Yes there's not a lot of money back once we paid for the commute, but it was a really good opportunity, career wise. We should have known it was too good to be true, my partner is a newly qualified dog groomer and this man owned a chain of salons. He was offered a grooming job, full time (which is rare if you are not self employed) with the opportunity to later move to running a new branch that was opening as head groomer. Also, we were desperate not to go onto JSA after the horrific experiences we had in the past with it where we were forced to pay back everything and fined on top of that for things out of our control.
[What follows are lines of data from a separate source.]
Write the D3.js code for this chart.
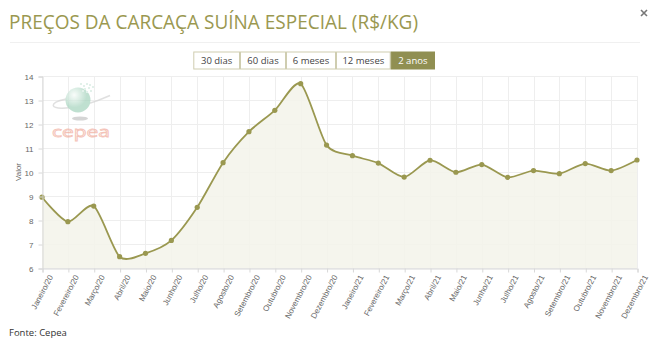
<!DOCTYPE html>
<html>
<head>
<meta charset="utf-8">
<script src="https://cdn.jsdelivr.net/npm/d3@7"></script>
<style>
  body { margin: 0; background: #fff; }
  svg { display: block; font-family: "Open Sans", sans-serif; }
</style>
</head>
<body>
<svg id="chart" width="650" height="347"></svg>
<script>
// data
var months = ["Janeiro/20","Fevereiro/20","Março/20","Abril/20","Maio/20","Junho/20","Julho/20","Agosto/20",
  "Setembro/20","Outubro/20","Novembro/20","Dezembro/20","Janeiro/21","Fevereiro/21","Março/21","Abril/21",
  "Maio/21","Junho/21","Julho/21","Agosto/21","Setembro/21","Outubro/21","Novembro/21","Dezembro/21"]
var values = [8.95, 7.93, 8.58, 6.47, 6.61, 7.15, 8.53, 10.39, 11.68, 12.57, 13.68, 11.12,
  10.68, 10.37, 9.79, 10.49, 9.99, 10.31, 9.78, 10.06, 9.93, 10.35, 10.06, 10.5]
var yTicks = [6, 7, 8, 9, 10, 11, 12, 13, 14]
var buttons = ["30 dias", "60 dias", "6 meses", "12 meses", "2 anos"]
var buttonWidths = [46.7, 46, 50, 54.7, 44.3]

var olive = "#9a9850"
var dimensions = {
  width: 650,
  height: 347,
  margin: { top: 76, bottom: 79, left: 42, right: 13 }
}

var svg = d3.select("#chart")

// title, close mark and separator
svg.append("text")
  .attr("x", 9).attr("y", 29)
  .style("font-size", "20px")
  .attr("textLength", 409)
  .attr("lengthAdjust", "spacingAndGlyphs")
  .attr("fill", olive)
  .text("PREÇOS DA CARCAÇA SUÍNA ESPECIAL (R$/KG)")

svg.append("path")
  .attr("d", "M641,10 L647,16 M647,10 L641,16")
  .attr("stroke", "#777")
  .attr("stroke-width", 1.6)

svg.append("line")
  .attr("x1", 10).attr("x2", 640)
  .attr("y1", 42.5).attr("y2", 42.5)
  .attr("stroke", "#f0f0f0")

// range buttons
var bx = 193.3
buttons.forEach(function(b, i){
  var w = buttonWidths[i]
  var active = i == buttons.length - 1
  svg.append("rect")
    .attr("x", bx + 0.5).attr("y", 52)
    .attr("width", w - 1).attr("height", 17)
    .attr("fill", active ? "#908f52" : "#fff")
    .attr("stroke", active ? "#908f52" : "#cfcdb0")
  svg.append("text")
    .attr("x", bx + w / 2).attr("y", 64)
    .attr("text-anchor", "middle")
    .style("font-size", "9.5px")
    .attr("fill", active ? "#fff" : "#444")
    .text(b)
  bx += w
})

var xScale = d3.scalePoint()
  .domain(months)
  .range([dimensions.margin.left, dimensions.width - dimensions.margin.right])

var yScale = d3.scaleLinear()
  .domain([6, 14])
  .range([dimensions.height - dimensions.margin.bottom, dimensions.margin.top])

// grid
svg.append("g")
  .selectAll("line")
  .data(yTicks)
  .join("line")
  .attr("x1", dimensions.margin.left).attr("x2", dimensions.width - dimensions.margin.right)
  .attr("y1", d => yScale(d) + 0.5).attr("y2", d => yScale(d) + 0.5)
  .attr("stroke", "#eeeeee")

svg.append("g")
  .selectAll("line")
  .data(months)
  .join("line")
  .attr("x1", d => Math.round(xScale(d)) + 0.5).attr("x2", d => Math.round(xScale(d)) + 0.5)
  .attr("y1", dimensions.margin.top).attr("y2", dimensions.height - dimensions.margin.bottom)
  .attr("stroke", "#eeeeee")

// watermark logo
var defs = svg.append("defs")
var grad = defs.append("radialGradient")
  .attr("id", "globe").attr("cx", "35%").attr("cy", "30%")
grad.append("stop").attr("offset", "0%").attr("stop-color", "#f7fcf9")
grad.append("stop").attr("offset", "100%").attr("stop-color", "#a5d3bd")
var logo = svg.append("g").attr("opacity", 0.7)
logo.append("ellipse")
  .attr("cx", 80).attr("cy", 118.5).attr("rx", 8).attr("ry", 2)
  .attr("fill", "#c4c4c4")
logo.append("path")
  .attr("d", "M66,99 C48,103 50,109 66,108 C82,107 100,100 110,95.5")
  .attr("fill", "none").attr("stroke", "#d4d4d4").attr("stroke-width", 1.5)
logo.append("circle")
  .attr("cx", 78).attr("cy", 100).attr("r", 12.5)
  .attr("fill", "url(#globe)")
var pix = [[80,83],[83,85],[86,83],[84,88],[88,87],[90,90],[86,91],[82,90],[89,84],[92,86]]
logo.selectAll(".pix")
  .data(pix)
  .join("rect")
  .attr("x", d => d[0]).attr("y", d => d[1])
  .attr("width", 2).attr("height", 2)
  .attr("fill", "#d6ece2")
logo.append("text")
  .attr("x", 52).attr("y", 137)
  .style("font-size", "15px")
  .attr("textLength", 58)
  .attr("lengthAdjust", "spacingAndGlyphs")
  .attr("fill", "none")
  .attr("stroke", "#f0aa9a")
  .attr("stroke-width", 0.8)
  .text("cepea")

// area and line
var curve = d3.curveCardinal.tension(0.25)
var area = d3.area()
  .x((d, i) => xScale(months[i]))
  .y0(yScale(6))
  .y1(d => yScale(d))
  .curve(curve)
var line = d3.line()
  .x((d, i) => xScale(months[i]))
  .y(d => yScale(d))
  .curve(curve)

svg.append("path")
  .datum(values)
  .attr("d", area)
  .attr("fill", "#f3f3ea")
  .attr("fill-opacity", 0.85)

svg.append("path")
  .datum(values)
  .attr("d", line)
  .attr("fill", "none")
  .attr("stroke", olive)
  .attr("stroke-width", 1.8)

svg.append("g")
  .selectAll("circle")
  .data(values)
  .join("circle")
  .attr("cx", (d, i) => xScale(months[i]))
  .attr("cy", d => yScale(d))
  .attr("r", 2.6)
  .attr("fill", olive)

// axes
var yAxisGen = d3.axisLeft(yScale).tickValues(yTicks).tickSize(4).tickPadding(5)
var yAxis = svg.append("g")
  .attr("transform", "translate(" + (dimensions.margin.left + 0.5) + ",0.5)")
  .call(yAxisGen)
yAxis.select(".domain").attr("stroke", "#d8d8d8")
yAxis.selectAll(".tick line").attr("stroke", "#d8d8d8")
yAxis.selectAll("text")
  .attr("fill", "#666")
  .style("font-family", "'Liberation Sans', Arial, sans-serif")
  .style("font-size", "8px")

var xAxisGen = d3.axisBottom(xScale).tickSize(4).tickPadding(3)
var xAxis = svg.append("g")
  .attr("transform", "translate(0.5," + (dimensions.height - dimensions.margin.bottom + 0.5) + ")")
  .call(xAxisGen)
xAxis.select(".domain").attr("stroke", "#d8d8d8")
xAxis.selectAll(".tick line").attr("stroke", "#d8d8d8")
xAxis.selectAll("text")
  .attr("fill", "#666")
  .style("font-family", "'Liberation Sans', Arial, sans-serif")
  .style("font-size", "8px")
  .style("text-anchor", "end")
  .attr("dy", "0.3em")
  .attr("transform", "translate(2,4) rotate(-62)")

svg.append("text")
  .attr("transform", "translate(21," + yScale(10) + ") rotate(-90)")
  .attr("text-anchor", "middle")
  .style("font-family", "'Liberation Sans', Arial, sans-serif")
  .style("font-size", "8px")
  .attr("fill", "#666")
  .text("Valor")

svg.append("text")
  .attr("x", 9).attr("y", 336)
  .style("font-size", "9.5px")
  .attr("fill", "#333")
  .text("Fonte: Cepea")
</script>
</body>
</html>
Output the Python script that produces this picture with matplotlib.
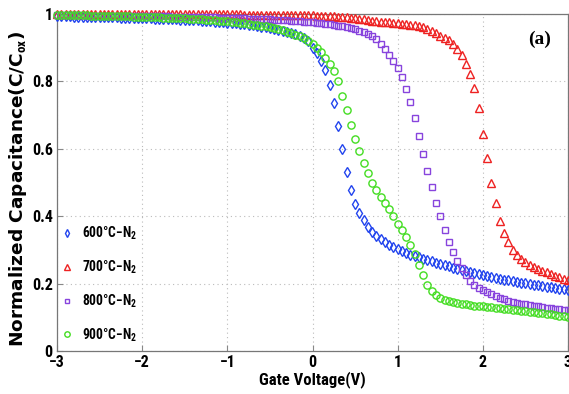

In hindsight we now realise this guy was moving through job applicants at a fast rate, probably letting them work for a week or so then firing them unless the groomer he already had hired liked them. I say this because the other groomer was quite keen on working with my partner until she was offered the opportunity to work with a couple of women she was friends with. The next day my partner was asked not to return - although admittedly, as I said, he had been off ill for a couple of days. She let slip that there had been a huge amount of applicants for the job so it was a little fishy that my partner got the job so easily when he was only newly qualified.
He can claim for unpaid wages at employment tribunal, but will have to pay fees which might outweigh the wages.
Contact acas, get a conciliation number and that then creates a short period of time in which the parties try to reach agreement (using ACAS's services to help you reach an agreement). This doesn't cost you anything. In all likelihood the employer will then realise that you are not going to just disappear and will pay up.
If not then you can consider a claim for unlawful deductions from wages.